Philippines: ‘Investments to address declining exports’
MANILA, Philippines — There is a need for more investments in the country to address declining exports, as these will play a crucial role in enhancing the Philippines’ capacity to produce and export more products with a higher value, according to Trade Secretary Alfredo Pasual.
“Evidently, we need to diversify our export basket, and investments play a key role in developing Philippine capabilities to produce and export more of higher value products. We will focus on investment attraction and industry development in sectors where we have established capabilities that can serve as a solid foundation for export growth and are well-positioned to seize opportunities in emerging trends. These are: industrial, manufacturing, and transport, technology, media, and telecommunications, and health and life science,” Pascual said.
“Industry players expect the decline in exports to be temporary, as global investments in semiconductor manufacturing have been increasing significantly. Thus, we need to position the Philippines to take a greater share of this increasingly important global value chain,” he added.
Latest data from the Philippine Statistics Authority (PSA) showed that the country’s merchandise export sales in February dropped by 18 percent to $5.1 billion.
The Philippines’ overall merchandise export performance in February was influenced by the cooling down of global demand for electronic products, posing a decline on the country’s top export sector — electronics.
The Department of Trade and Industry (DTI) continues to pursue initiatives to strengthen the country’s semiconductor industry.
These efforts include its collaboration with the Semiconductor and Electronics Industries in the Philippines Foundation Inc., where DTI led a delegation in January to the US’ Consumer Electronics Show (CES) 2023, dubbed as the “most influential tech event in the world.”
“The country’s participation resulted in potential cooperation between US-based high-tech companies with Philippines-based companies. The CES 2023 participation was followed through by trade and investment promotion activities during the Presidential working visit to Japan in February where the President was able to secure multi-billion investments in the Philippines’ semiconductor industry,” the DTI said.
Meanwhile, to support exporters in their efforts to widen their reach in the Middle Eastern market and beyond, the DTI organized an Outbound Business Matching Mission (OBMM) to the Gulf Cooperation Council (GCC) in time for Gulfood 2023, one of the world’s largest food and beverage sourcing event based in the United Arab Emirates.
“Through the business matching activities, the participating Philippine exporters were able to book and negotiate sales amounting to over $10.8 million in total,” the DTI said.
Among the country’s top export markets as of February were Japan ( $822.7 million), United States ($756.0 million), China ($611.6 million), Hong Kong ($526.9 million) and Singapore ($310.6 million).
“To unlock the export potential of the Philippines, we need to better understand the needs of our clients, utilize our preferential trade arrangements, such as Regional Comprehensive Economic Partnership (RCEP), make our products and services more visible in international markets through trade promotion, and more importantly, invest and expand our production capabilities to meet the demands of foreign markets” Pascual said.

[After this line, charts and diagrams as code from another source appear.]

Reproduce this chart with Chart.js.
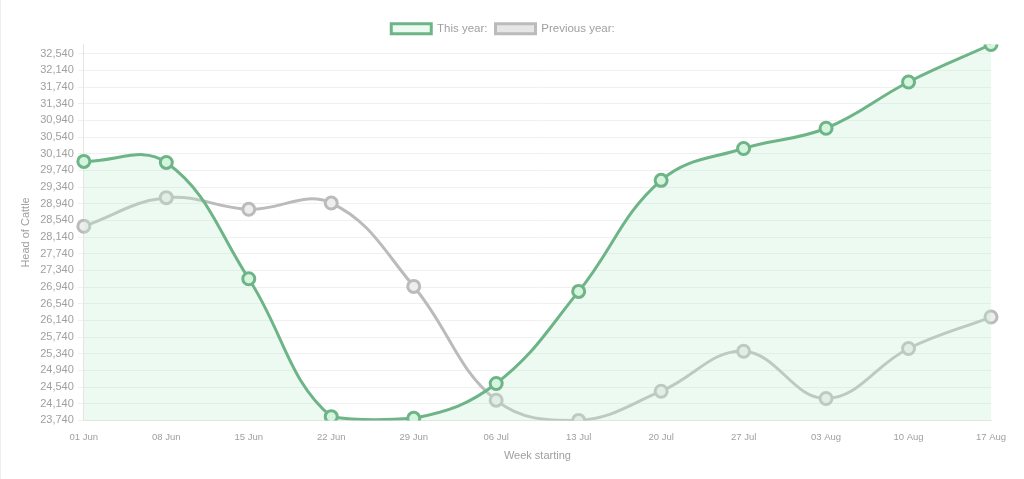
<!DOCTYPE html>
<html lang="en">
<head>
  <meta charset="UTF-8">
  <title>Head of Cattle</title>
  <style>
    html, body {
      margin: 0;
      padding: 0;
      background: #fff;
    }
    #wrap {
      width: 1023px;
      height: 479px;
      border-left: 1px solid #eee;
    }
  </style>
</head>
<body>
  <div id="wrap"><canvas id="cattle-chart"></canvas></div>

  <script src="https://cdn.jsdelivr.net/npm/chart.js"></script>
  <script>
    // week labels
    const weeks = ['01 Jun', '08 Jun', '15 Jun', '22 Jun', '29 Jun', '06 Jul',
                   '13 Jul', '20 Jul', '27 Jul', '03 Aug', '10 Aug', '17 Aug'];

    // head of cattle
    const thisYear = [29955, 29930, 27140, 23830, 23790, 24625,
                      26835, 29500, 30265, 30750, 31860, 32760];
    const previousYear = [28400, 29085, 28805, 28955, 26955, 24225,
                          23740, 24440, 25400, 24265, 25465, 26220];

    // y axis tick values
    const yTicks = [23740, 24140, 24540, 24940, 25340, 25740, 26140, 26540,
                    26940, 27340, 27740, 28140, 28540, 28940, 29340, 29740,
                    30140, 30540, 30940, 31340, 31740, 32140, 32540];

    const allValues = thisYear.concat(previousYear);
    const font = 'Liberation Sans, Arial, Helvetica, sans-serif';
    const grey = '#a0a0a0';

    Chart.defaults.font.family = font;
    Chart.defaults.color = grey;

    new Chart(document.getElementById('cattle-chart'), {
      type: 'line',
      data: {
        labels: weeks,
        datasets: [{
          label: 'This year:',
          data: thisYear,
          borderColor: '#6db487',
          backgroundColor: 'rgba(196, 240, 208, 0.3)',
          pointBackgroundColor: '#d6f5de',
          pointBorderColor: '#6db487',
          borderWidth: 3,
          pointRadius: 6,
          pointBorderWidth: 3,
          tension: 0.4,
          fill: 'start'
        }, {
          label: 'Previous year:',
          data: previousYear,
          borderColor: '#bbbbbb',
          backgroundColor: '#e6e6e6',
          pointBackgroundColor: '#eeeeee',
          pointBorderColor: '#bbbbbb',
          borderWidth: 3,
          pointRadius: 6,
          pointBorderWidth: 3,
          tension: 0.4,
          fill: false
        }]
      },
      options: {
        responsive: true,
        maintainAspectRatio: false,
        animation: false,
        layout: {
          padding: { top: 15, right: 33, bottom: 12, left: 14 }
        },
        plugins: {
          legend: {
            labels: {
              boxWidth: 40,
              boxHeight: 10,
              padding: 8,
              font: { size: 11.5 },
              color: grey
            }
          },
          tooltip: { enabled: false }
        },
        scales: {
          x: {
            grid: { display: false },
            border: { color: '#e5e5e5' },
            ticks: { font: { size: 9.5 }, color: grey, maxRotation: 0 },
            title: { display: true, text: 'Week starting', font: { size: 11 }, color: grey, padding: { top: 4 } }
          },
          y: {
            min: Math.min(...allValues),
            max: Math.max(...allValues),
            afterBuildTicks: function (axis) {
              axis.ticks = yTicks.map(v => ({ value: v }));
            },
            grid: { color: '#f0f0f0', tickLength: 6 },
            border: { color: '#e5e5e5' },
            ticks: {
              font: { size: 11 },
              color: grey,
              padding: 4,
              callback: v => v.toLocaleString('en-US')
            },
            title: { display: true, text: 'Head of Cattle', font: { size: 11 }, color: grey }
          }
        }
      }
    });
  </script>
</body>
</html>
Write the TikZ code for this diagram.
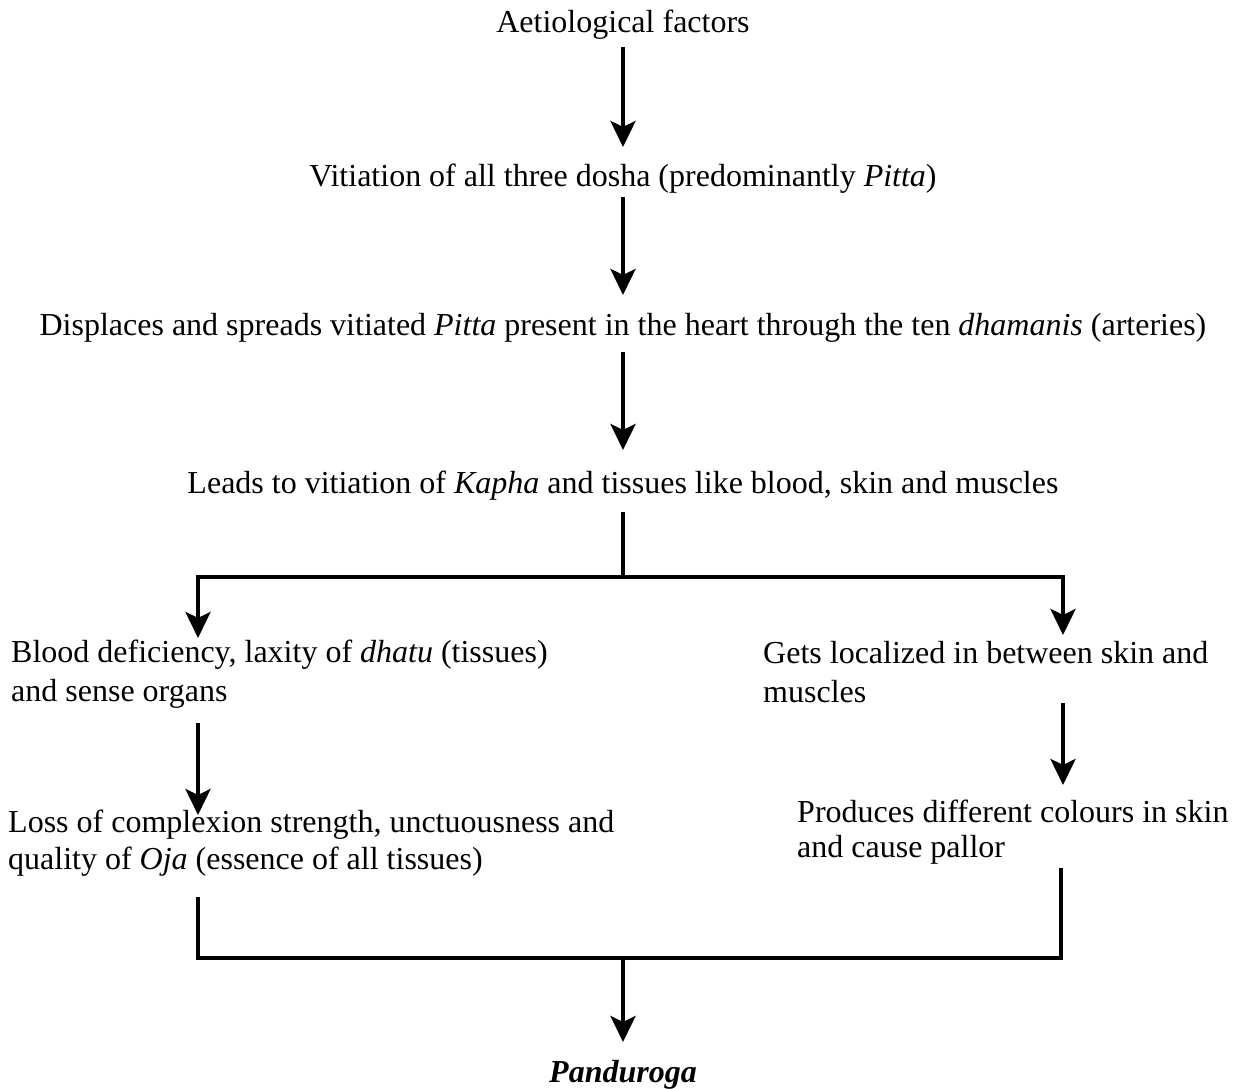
\documentclass[tikz,border=0pt]{standalone}
\usepackage{fontspec}
\setmainfont{Liberation Serif}
\usetikzlibrary{arrows.meta}
\begin{document}
\begin{tikzpicture}[x=1pt,y=-1pt,
  txt/.style={inner sep=0pt, font=\fontsize{32}{#1}\selectfont},
  txt/.default=39,
  one/.style={txt, anchor=base},
  blk/.style={txt=#1, align=left, anchor=base west},
  blk/.default=39,
  link/.style={line width=4.5pt},
  arr/.style={link, -{Stealth[length=26pt,width=25pt,inset=6pt]}}]
\useasboundingbox (0,0) rectangle (1245,1089);

% main chain (anchored on the text baseline)
\node[one] (aet)  at (623,33)  {Aetiological factors};
\node[one] (vit)  at (623,186) {Vitiation of all three dosha (predominantly \textit{Pitta})};
\node[one] (dis)  at (623,335) {Displaces and spreads vitiated \textit{Pitta} present in the heart through the ten \textit{dhamanis} (arteries)};
\node[one] (lead) at (623,493) {Leads to vitiation of \textit{Kapha} and tissues like blood, skin and muscles};

% two branches (anchored on the baseline of the last line)
\node[blk=39] (blood) at (11,701)  {Blood deficiency, laxity of \textit{dhatu} (tissues)\\and sense organs};
\node[blk=39] (gets)  at (763,702) {Gets localized in between skin and\\muscles};
\node[blk=37] (loss)  at (8,869)   {Loss of complexion strength, unctuousness and\\quality of \textit{Oja} (essence of all tissues)};
\node[blk=35] (prod)  at (797,857) {Produces different colours in skin\\and cause pallor};

% outcome
\node[one] (pand) at (623,1082) {\textbf{\textit{Panduroga}}};

% junction points
\coordinate (jc) at (623,577);
\coordinate (jl) at (198,577);
\coordinate (jr) at (1063,577);
\coordinate (bl) at (198,958);
\coordinate (br) at (1061,958);
\coordinate (bc) at (623,958);

\draw[arr] ([yshift=-14pt]aet.base) -- ([yshift=39pt]vit.base);
\draw[arr] ([yshift=-11pt]vit.base) -- ([yshift=40pt]dis.base);
\draw[arr] ([yshift=-17pt]dis.base) -- ([yshift=43pt]lead.base);
\draw[link] ([yshift=-19pt]lead.base) -- (jc);

\draw[arr] (jc) -- (jl) -- ([yshift=63pt]blood.base -| jl);
\draw[arr] (jc) -- (jr) -- ([yshift=67pt]gets.base -| jr);

\draw[arr] ([yshift=-22pt]blood.base -| jl) -- ([yshift=54pt]loss.base -| jl);
\draw[arr] ([yshift=-1pt]gets.base -| jr) -- ([yshift=72pt]prod.base -| jr);

\draw[link] ([yshift=-28pt]loss.base -| bl) -- (bl) -- (br) -- ([yshift=-11pt]prod.base -| br);
\draw[arr] (bc) -- ([yshift=40pt]pand.base);
\end{tikzpicture}
\end{document}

Moreover, in line with foreign investments, Board of Investments (BOI) Investment Promotion Services executive director Evariste Cagatan said that they continue to work to realize investment pledges made during President Marcos’ various foreign trips.
“The investment pledges that we received from the President’s visits to different countries, we continue to work these out so that we can realize them. Of course those are all investment leads, there’s still a lot that needs to be done to realize these investments,” Cagatan said in Filipino during a news forum over the weekend.
“But it’s good to note that while we are working to realize these investment pledges, in the BOI, we are seeing good developments,” Cagatan said, highlighting that the BOI has approved P463-billion worth of investments in the first quarter.
The first quarter figure is a 155-percent increase from the P182 billion worth of investments approved by the BOI in the first quarter of last year.
Of the total, approved foreign investments surged by a dramatic 3,722 percent to P165 billion from only P4.33 billion a year ago.
Similarly, local investment approvals also posted a 68-percent growth to P298 billion in the first three months from P177 billion in the same period last year.
“With investment prospects being very positive, and as we continue to receive serious interest from global investors, we are definitely on track to meeting our new annual investment target of P1.5 trillion,” Pascual said earlier.
The bulk of foreign capital came from Germany (P157 billion) followed by the Netherlands (P2.7 billion), the United States (P1.2 billion), Japan (P524 million) and the United Kingdom (P293 million).
In terms of regional dispersion, investments in Western Visayas led the way with P293.3 billion while Calabarzon took second place with P112.7 billion. This was followed by Ilocos Region (P38.7 billion), Davao Region (P3.6 billion) and Eastern Visayas (P3.6 billion), completing the top five regions.